Carpenter and his wife, Joy, went with FCM on short term mission trips to Guatemala, Honduras, Sudan and Uganda, and by 2019, Carpenter quit his job at Sysco and became the president of Four Corners.

Since then, he’s seen the fruit of the various ministries at Abaana’s Hope. Through the Pastor Training Center (PTC), more than 100 African pastors have completed the three year training program. These graduates are building a network of gospel centered, Bible saturated, African led churches.

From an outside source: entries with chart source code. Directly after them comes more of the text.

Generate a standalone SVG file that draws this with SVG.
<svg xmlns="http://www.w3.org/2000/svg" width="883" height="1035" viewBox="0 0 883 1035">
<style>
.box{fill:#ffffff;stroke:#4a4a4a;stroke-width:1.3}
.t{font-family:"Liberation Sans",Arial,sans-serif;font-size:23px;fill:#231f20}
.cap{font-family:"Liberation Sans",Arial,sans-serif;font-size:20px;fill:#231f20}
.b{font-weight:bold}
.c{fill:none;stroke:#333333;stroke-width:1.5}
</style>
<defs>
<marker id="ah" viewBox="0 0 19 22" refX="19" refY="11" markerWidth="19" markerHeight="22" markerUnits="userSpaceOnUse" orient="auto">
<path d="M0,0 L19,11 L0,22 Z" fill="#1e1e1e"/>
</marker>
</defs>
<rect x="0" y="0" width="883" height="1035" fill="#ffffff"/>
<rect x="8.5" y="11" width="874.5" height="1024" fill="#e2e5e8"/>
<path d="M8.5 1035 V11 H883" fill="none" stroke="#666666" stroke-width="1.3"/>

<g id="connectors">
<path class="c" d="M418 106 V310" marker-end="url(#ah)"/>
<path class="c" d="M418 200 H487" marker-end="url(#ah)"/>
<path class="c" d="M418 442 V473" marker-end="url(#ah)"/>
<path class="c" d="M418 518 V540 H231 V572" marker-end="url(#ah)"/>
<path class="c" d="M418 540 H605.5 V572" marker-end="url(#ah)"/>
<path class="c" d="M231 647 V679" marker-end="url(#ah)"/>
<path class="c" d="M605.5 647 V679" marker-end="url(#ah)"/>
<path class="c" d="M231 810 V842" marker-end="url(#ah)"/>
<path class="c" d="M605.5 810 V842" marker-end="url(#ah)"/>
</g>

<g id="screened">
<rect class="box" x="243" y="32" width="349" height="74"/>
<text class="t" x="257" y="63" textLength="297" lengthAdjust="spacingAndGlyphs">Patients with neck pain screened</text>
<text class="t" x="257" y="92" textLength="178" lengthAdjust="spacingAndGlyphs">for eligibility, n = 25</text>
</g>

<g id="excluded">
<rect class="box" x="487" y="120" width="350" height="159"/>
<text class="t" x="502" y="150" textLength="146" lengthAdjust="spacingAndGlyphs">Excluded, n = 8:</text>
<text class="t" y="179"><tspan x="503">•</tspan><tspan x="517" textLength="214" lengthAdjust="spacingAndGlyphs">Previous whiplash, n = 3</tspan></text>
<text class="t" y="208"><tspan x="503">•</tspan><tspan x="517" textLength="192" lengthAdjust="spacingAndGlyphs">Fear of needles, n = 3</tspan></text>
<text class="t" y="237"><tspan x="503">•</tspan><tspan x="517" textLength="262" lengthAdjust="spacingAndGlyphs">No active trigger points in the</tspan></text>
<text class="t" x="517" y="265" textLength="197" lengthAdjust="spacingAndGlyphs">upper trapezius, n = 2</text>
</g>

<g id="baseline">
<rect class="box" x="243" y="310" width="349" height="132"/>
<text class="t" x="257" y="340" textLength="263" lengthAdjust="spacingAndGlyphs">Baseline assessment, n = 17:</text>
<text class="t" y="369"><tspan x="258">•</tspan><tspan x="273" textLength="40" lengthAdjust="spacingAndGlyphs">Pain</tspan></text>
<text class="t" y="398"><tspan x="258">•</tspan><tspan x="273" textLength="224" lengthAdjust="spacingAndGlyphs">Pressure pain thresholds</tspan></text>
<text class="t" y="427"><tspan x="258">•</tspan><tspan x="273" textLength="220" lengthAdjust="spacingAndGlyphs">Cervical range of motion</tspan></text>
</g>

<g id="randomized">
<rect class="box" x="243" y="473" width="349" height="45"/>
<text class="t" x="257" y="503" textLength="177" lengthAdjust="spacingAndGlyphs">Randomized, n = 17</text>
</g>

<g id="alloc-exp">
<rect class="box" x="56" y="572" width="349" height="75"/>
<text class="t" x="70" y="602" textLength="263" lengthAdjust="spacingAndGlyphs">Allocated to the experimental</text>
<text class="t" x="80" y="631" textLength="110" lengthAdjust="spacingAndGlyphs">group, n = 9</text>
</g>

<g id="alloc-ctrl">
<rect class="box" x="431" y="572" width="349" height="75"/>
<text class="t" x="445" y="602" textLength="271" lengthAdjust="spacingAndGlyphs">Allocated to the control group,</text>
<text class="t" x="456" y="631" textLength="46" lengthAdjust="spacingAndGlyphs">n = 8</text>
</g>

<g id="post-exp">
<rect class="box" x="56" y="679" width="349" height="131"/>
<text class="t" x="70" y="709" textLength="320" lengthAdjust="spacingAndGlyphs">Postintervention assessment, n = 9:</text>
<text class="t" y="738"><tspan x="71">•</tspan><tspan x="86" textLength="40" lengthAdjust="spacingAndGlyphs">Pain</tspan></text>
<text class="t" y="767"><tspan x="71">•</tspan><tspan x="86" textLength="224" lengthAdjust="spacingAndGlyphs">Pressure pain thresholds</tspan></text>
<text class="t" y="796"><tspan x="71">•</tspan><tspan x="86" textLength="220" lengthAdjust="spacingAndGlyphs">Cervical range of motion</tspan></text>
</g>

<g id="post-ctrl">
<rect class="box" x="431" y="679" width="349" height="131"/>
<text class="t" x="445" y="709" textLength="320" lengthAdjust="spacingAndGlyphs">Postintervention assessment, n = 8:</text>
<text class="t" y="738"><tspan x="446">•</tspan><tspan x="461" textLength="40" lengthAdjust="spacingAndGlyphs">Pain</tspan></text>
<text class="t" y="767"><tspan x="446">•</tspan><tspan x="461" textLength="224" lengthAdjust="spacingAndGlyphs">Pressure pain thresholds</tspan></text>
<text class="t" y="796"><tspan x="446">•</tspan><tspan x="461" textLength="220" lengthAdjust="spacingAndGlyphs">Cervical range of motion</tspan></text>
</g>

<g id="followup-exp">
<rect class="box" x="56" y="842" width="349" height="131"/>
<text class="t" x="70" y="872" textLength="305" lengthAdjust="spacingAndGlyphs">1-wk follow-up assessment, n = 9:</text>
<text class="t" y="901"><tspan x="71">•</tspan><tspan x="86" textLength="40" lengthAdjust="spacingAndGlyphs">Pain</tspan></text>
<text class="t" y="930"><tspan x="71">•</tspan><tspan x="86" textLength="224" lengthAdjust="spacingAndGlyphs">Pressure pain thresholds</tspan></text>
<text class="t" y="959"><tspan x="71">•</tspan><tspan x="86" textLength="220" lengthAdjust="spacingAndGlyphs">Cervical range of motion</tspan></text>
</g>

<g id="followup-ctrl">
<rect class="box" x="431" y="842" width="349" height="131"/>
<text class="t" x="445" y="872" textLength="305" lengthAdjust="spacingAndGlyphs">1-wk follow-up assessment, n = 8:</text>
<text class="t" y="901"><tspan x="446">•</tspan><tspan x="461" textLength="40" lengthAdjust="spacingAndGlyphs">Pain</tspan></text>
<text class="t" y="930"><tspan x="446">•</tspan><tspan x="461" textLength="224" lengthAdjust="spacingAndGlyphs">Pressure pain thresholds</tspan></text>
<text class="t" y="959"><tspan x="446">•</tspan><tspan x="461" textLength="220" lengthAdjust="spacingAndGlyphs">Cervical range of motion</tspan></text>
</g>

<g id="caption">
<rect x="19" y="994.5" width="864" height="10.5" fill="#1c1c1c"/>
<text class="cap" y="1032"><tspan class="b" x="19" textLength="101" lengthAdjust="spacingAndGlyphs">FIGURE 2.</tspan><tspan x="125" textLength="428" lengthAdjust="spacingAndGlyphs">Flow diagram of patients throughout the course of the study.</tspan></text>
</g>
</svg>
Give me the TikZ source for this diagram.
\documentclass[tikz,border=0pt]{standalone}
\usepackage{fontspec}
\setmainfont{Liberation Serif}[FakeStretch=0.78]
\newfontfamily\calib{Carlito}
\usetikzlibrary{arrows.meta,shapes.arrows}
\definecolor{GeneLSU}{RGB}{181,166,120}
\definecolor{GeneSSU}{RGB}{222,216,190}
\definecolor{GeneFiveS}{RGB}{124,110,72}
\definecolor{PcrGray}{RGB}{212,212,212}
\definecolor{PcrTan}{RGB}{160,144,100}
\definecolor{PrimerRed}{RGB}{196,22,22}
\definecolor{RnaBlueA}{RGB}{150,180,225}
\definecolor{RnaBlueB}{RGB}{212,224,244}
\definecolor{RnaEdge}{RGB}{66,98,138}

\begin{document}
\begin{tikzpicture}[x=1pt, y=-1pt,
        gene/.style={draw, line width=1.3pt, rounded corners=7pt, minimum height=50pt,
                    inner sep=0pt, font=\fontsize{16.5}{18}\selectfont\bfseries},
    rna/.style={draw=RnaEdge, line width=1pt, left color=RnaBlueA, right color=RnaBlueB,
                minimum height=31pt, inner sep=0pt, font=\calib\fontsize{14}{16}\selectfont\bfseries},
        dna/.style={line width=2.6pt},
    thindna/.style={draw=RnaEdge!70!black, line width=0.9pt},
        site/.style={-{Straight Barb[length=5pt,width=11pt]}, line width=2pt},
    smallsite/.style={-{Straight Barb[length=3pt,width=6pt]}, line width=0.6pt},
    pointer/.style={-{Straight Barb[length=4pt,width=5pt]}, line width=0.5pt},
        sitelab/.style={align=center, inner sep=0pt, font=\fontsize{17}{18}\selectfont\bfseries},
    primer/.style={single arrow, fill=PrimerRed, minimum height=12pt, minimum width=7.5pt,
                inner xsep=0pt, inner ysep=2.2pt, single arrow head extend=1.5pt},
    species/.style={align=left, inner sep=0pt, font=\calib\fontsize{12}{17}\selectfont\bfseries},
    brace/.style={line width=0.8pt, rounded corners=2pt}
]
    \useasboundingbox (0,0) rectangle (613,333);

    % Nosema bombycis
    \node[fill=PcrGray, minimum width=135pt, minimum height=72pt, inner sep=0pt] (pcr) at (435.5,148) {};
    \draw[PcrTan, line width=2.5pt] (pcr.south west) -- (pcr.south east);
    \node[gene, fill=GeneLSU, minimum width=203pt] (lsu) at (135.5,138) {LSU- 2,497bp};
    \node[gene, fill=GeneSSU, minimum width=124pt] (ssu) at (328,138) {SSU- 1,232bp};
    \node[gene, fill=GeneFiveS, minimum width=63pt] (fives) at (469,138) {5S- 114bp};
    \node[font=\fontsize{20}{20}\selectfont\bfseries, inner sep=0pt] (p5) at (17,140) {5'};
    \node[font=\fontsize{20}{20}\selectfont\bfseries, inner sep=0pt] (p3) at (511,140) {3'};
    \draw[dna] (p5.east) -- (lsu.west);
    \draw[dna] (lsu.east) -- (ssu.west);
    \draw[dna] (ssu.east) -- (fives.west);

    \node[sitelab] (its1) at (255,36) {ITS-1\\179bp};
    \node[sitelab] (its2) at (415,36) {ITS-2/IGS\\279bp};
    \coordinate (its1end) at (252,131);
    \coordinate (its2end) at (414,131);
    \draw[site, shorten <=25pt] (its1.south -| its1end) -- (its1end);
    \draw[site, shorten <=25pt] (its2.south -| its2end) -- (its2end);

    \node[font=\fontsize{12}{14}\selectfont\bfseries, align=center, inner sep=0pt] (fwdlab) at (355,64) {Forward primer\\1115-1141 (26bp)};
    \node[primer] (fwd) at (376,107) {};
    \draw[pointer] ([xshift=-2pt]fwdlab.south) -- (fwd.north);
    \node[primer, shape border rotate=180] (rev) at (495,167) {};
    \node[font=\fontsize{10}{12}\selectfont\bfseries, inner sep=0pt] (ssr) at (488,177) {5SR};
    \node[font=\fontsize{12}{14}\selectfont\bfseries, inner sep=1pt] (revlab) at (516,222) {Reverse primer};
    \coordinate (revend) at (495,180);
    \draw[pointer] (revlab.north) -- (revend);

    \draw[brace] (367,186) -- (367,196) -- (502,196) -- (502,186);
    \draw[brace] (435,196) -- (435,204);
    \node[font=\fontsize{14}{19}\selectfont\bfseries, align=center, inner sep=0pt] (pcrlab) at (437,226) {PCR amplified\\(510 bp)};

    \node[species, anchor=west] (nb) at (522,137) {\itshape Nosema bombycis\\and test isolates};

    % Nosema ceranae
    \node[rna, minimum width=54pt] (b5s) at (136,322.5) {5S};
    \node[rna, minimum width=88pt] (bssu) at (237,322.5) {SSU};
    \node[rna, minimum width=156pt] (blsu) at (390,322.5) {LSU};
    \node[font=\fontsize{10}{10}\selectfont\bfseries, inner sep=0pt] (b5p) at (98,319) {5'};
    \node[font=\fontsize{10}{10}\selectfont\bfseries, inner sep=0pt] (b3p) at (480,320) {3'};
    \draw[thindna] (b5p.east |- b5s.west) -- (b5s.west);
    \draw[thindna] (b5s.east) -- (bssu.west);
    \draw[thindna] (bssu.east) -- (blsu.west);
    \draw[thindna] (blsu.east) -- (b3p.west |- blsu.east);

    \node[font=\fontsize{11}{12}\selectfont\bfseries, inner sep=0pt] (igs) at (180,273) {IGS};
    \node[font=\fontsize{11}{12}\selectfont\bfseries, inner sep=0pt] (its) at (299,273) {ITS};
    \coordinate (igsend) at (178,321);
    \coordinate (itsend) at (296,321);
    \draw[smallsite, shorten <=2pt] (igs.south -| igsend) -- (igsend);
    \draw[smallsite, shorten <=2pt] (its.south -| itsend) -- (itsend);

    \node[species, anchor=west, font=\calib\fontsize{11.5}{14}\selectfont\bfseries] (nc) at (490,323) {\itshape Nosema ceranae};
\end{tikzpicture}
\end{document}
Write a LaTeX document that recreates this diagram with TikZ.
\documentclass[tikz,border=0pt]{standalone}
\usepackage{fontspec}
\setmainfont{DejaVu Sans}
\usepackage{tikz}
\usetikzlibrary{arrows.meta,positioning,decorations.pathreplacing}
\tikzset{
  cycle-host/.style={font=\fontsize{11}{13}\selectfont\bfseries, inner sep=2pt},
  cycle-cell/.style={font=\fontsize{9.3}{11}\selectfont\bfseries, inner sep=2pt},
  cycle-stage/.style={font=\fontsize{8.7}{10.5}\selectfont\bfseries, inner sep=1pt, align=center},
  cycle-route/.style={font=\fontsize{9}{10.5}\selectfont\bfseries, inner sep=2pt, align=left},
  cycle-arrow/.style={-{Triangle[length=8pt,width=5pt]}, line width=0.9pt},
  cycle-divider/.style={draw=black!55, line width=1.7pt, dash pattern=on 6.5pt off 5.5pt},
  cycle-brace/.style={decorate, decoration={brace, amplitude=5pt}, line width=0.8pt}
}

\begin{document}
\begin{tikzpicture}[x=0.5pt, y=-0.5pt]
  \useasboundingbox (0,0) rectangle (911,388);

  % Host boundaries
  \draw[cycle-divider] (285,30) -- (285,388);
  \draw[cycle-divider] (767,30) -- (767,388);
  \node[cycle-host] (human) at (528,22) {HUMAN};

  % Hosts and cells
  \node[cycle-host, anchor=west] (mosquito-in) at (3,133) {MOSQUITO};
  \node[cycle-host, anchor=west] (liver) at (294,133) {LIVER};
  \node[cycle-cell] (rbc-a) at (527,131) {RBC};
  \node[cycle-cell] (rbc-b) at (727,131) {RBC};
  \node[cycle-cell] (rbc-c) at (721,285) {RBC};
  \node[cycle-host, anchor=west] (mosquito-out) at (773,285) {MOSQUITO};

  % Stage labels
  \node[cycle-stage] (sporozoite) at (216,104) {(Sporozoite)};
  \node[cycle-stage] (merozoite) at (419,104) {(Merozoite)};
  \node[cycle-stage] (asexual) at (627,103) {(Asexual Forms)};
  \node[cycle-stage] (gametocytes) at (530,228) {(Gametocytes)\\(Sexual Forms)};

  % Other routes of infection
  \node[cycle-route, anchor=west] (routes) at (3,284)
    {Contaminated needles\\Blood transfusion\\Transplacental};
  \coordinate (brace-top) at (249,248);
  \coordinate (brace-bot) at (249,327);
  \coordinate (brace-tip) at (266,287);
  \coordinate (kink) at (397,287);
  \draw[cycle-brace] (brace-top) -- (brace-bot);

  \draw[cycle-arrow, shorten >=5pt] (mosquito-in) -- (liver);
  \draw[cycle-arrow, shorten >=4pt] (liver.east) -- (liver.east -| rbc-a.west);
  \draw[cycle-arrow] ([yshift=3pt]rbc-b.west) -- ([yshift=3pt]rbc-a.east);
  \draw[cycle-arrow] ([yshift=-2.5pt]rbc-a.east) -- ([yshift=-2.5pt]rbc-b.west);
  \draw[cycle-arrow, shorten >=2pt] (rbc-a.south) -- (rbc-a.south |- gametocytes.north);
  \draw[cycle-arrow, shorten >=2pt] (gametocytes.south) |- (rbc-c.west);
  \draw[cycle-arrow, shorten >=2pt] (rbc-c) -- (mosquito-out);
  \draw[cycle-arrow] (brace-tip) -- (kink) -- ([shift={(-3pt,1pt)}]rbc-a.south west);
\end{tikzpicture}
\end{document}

PTC lead trainers are also branching out to train pastors in South Sudan, Kenya and other parts of Uganda.

The Living Stones Christian School has grown from two preschool classes to a full primary school with nearly 300 students in preschool up to primary 7 (7th grade).

In 2026, the ministry will send a new long term missionary couple, Faron and Nancy Golden, to serve at Abaana’s Hope alongside two other families including three Auburn University graduates, David and Jessica Hagins and Mary Kathryn Brake Opiyo.

“Whether serving right here in our neighborhoods or across the nations, our calling remains the same – to communicate and demonstrate the gospel of Jesus to unreached and under equipped people wherever He leads us, because Jesus is worthy of worship from every tribe,” says Carpenter.